# Hog...... rings. what size?



## GimpyMagoo (Oct 1, 2012)

what size hog rings are typical for general use around the stuffer?
i'm seeing LEM offer 1/2 with pliers for 6 bucks then see 3/8 without pliers for 6 bucks elsewhere.


----------



## bigwheel (Oct 1, 2012)

Have you tried any cotton twine? Person could buy a butt or two for what the rings and pliers cost plust shipping. Just trying to think of all the angles. What is it we are trying to put a hawg ring into the nose of here? Thanks.


----------



## oompappy (Oct 1, 2012)

It depends on the size (diameter) of the synthetic casings.
3/8 for about 2" (Summer Sausage)
1/2 for 3.5"
5/8 for 5"
3/4 for 8"

Or... Baling wire


----------



## GimpyMagoo (Oct 1, 2012)

awe, just assembling pieces parts and things.
I wont be stuffin' till november but I'm starting from scratch again.

Hog rings just seemed easier to use when all slippery and wet. 'cides... i like toys - lol


----------



## bigwheel (Oct 2, 2012)

I would stick with the twine. A nice fella showed me a trick on taking a short piece about 5 inches long or so..then you tie it end to end to form a loop..you then use a simple double half hitch looking pinch knot to hold one end closed then attach it to the other end of the link string using the same slip pinch knot. Say you have a two feet length you can twist in the middle and attach the ends to one another..making two links about a foot long and attached to each other. Makes an ideal hanging scenario to go on the dowels. I tried to find a pic on exactly how to do this but no ceegar. Best of fortunes on the process. 



oompappy said:


> It depends on the size (diameter) of the synthetic casings.
> 3/8 for about 2" (Summer Sausage)
> 1/2 for 3.5"
> 5/8 for 5"
> ...


----------



## GimpyMagoo (Oct 2, 2012)

hmmm. reading that several times trying to use my somewhat limited imagination has me coming up with some pretty strange ideas - lol

thanks for the effort though 
I did youtube some sausage ideas and have seen some pretty interesting tying examples.
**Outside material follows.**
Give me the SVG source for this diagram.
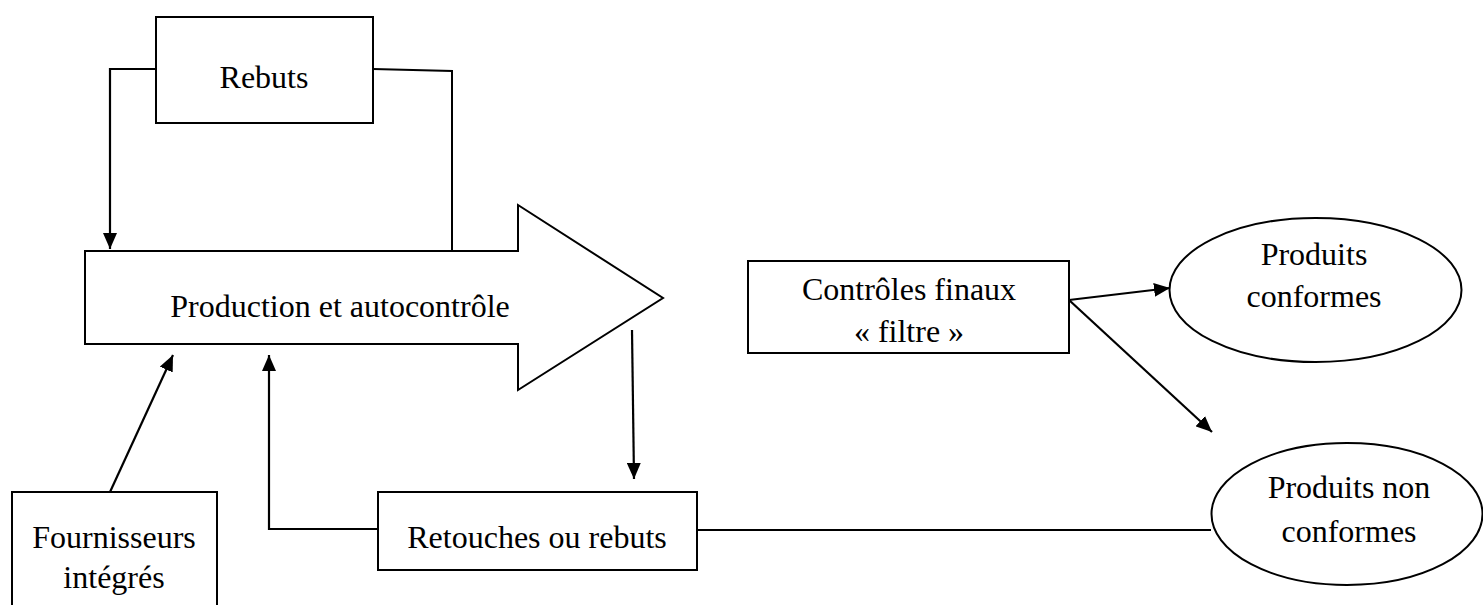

google, youtube and here has me pretty occupied until my supplies get here making for a less boring existence. i'll have some string in the wings and will experiment.


----------



## bigwheel (Oct 2, 2012)

Ok well keeps us posted. If push comes to shove and you cook flat..just tie it with twine on each link. Now if you do the other way be sure and tie a knot in the gut before you go to twisting. The twine is just to form the string into a loop so you can hang it up like a steering wheel on a bus and give it spin so it cooks right.


----------



## wittdog (Oct 4, 2012)

I pretty much use the3/8 and just crank then down


----------